## Given records:
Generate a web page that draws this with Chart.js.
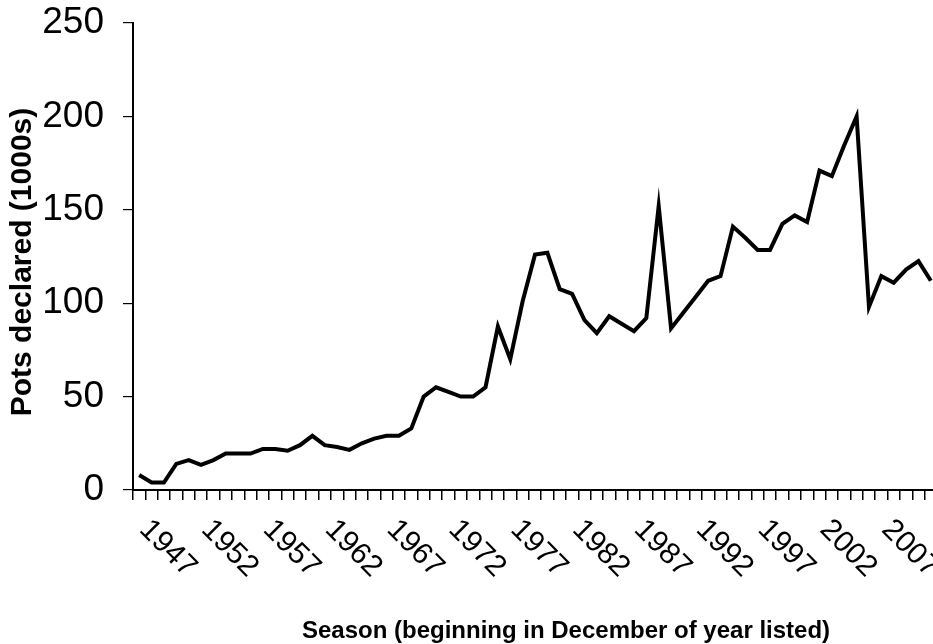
...
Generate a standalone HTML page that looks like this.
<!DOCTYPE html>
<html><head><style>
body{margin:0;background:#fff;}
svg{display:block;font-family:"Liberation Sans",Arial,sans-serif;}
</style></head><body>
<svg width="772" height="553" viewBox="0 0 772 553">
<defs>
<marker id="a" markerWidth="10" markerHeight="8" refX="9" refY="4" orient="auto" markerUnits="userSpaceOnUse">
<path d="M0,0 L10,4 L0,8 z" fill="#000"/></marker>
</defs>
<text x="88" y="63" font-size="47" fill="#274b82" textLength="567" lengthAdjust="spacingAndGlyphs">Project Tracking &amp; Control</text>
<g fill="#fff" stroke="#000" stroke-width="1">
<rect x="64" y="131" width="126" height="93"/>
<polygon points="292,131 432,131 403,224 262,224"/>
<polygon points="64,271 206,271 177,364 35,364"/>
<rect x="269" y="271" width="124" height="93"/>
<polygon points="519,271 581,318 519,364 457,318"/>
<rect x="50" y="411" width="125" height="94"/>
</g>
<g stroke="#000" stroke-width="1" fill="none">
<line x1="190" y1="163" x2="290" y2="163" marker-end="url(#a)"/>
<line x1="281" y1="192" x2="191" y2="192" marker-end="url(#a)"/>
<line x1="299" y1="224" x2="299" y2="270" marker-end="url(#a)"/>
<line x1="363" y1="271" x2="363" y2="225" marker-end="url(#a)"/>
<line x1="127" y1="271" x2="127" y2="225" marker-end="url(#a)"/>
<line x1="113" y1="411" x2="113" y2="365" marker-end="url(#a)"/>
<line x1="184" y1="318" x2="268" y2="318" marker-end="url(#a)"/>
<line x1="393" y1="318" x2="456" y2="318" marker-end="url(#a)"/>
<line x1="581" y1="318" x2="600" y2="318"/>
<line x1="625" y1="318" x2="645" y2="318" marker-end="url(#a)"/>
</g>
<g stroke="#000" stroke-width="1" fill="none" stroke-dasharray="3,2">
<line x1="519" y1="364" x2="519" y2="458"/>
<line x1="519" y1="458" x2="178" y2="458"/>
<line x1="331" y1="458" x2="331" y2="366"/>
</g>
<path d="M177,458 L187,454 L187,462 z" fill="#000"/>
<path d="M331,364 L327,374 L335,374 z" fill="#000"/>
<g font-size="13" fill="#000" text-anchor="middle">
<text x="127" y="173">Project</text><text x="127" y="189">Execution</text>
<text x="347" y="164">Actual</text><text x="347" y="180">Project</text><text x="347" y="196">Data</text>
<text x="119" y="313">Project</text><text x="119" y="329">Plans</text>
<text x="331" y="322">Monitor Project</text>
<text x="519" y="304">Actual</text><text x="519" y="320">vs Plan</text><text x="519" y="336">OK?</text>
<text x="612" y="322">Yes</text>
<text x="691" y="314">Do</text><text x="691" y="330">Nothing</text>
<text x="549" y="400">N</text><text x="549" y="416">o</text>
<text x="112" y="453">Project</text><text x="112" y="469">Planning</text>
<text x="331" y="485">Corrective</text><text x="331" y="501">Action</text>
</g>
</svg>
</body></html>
---
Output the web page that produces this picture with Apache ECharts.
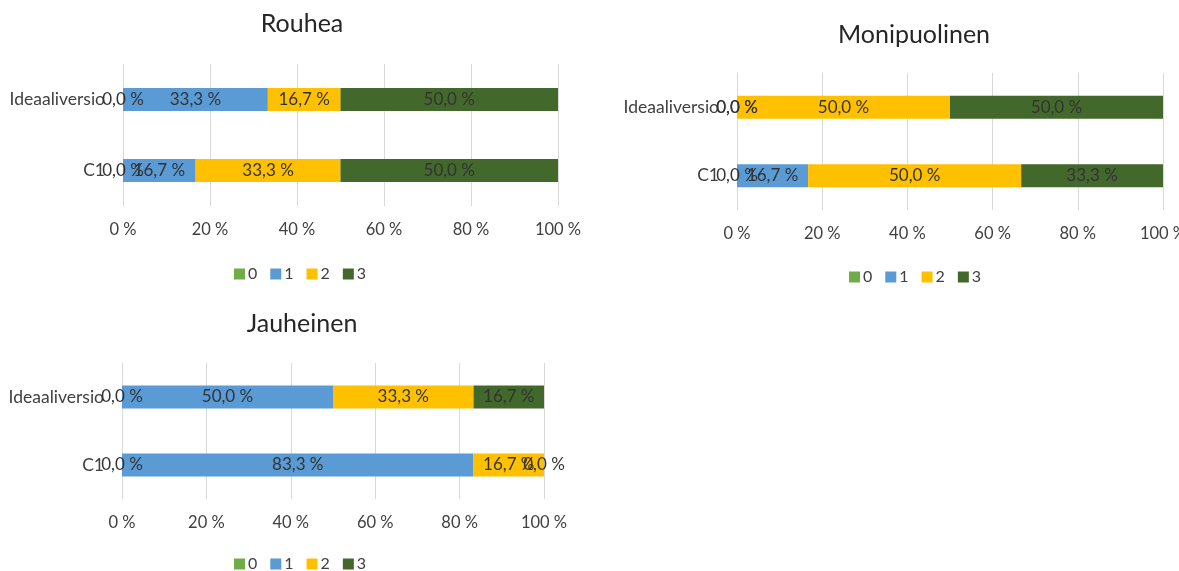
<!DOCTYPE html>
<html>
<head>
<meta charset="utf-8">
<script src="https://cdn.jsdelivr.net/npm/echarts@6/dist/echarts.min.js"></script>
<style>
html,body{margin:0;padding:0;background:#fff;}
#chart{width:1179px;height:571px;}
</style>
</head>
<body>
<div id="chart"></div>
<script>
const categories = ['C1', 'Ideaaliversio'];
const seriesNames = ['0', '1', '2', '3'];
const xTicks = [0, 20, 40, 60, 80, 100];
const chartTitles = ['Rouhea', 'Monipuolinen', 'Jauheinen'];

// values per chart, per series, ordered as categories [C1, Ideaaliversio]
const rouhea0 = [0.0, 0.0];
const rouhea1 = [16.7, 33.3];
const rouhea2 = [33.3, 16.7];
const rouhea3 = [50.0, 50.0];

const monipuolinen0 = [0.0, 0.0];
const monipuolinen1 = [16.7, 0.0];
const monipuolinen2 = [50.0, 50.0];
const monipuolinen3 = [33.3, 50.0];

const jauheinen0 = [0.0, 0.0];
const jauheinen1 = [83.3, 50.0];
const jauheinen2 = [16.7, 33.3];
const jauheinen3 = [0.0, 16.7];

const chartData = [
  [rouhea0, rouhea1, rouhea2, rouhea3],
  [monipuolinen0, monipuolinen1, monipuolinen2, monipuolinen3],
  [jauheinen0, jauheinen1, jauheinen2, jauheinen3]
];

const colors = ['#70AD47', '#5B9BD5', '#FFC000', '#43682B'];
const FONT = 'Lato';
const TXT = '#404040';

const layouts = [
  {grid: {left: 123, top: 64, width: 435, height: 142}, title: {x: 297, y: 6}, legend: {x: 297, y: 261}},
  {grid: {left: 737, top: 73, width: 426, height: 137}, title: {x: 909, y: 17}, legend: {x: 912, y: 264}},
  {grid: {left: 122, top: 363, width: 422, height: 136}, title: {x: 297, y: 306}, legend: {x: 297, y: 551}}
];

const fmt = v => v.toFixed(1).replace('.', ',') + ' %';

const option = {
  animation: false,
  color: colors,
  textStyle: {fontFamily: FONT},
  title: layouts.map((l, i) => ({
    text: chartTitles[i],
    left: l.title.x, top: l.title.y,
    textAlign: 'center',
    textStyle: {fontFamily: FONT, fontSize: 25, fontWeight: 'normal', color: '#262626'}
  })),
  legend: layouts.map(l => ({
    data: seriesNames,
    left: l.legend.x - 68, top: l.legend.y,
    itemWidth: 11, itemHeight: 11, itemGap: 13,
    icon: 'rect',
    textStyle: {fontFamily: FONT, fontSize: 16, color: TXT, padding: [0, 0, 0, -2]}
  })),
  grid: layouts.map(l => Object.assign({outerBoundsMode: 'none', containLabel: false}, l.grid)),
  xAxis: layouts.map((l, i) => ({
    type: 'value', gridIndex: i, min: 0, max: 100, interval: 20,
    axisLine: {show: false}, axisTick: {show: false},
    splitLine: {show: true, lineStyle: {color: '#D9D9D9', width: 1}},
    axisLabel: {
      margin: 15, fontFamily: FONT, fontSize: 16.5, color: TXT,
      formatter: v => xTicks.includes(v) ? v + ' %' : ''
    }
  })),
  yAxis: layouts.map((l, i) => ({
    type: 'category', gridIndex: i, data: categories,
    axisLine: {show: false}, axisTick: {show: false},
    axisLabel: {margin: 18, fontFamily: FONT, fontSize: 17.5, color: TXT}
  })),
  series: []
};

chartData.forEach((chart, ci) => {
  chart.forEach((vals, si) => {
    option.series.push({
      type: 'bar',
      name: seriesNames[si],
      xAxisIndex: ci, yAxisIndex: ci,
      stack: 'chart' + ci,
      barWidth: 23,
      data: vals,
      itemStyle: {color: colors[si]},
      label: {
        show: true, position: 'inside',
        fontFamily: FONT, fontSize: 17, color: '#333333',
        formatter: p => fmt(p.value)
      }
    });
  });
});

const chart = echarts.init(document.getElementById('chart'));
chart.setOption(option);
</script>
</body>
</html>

## Given instruction:
In the entries above, count every line containing the word "page". Write only the total.

## Result:
3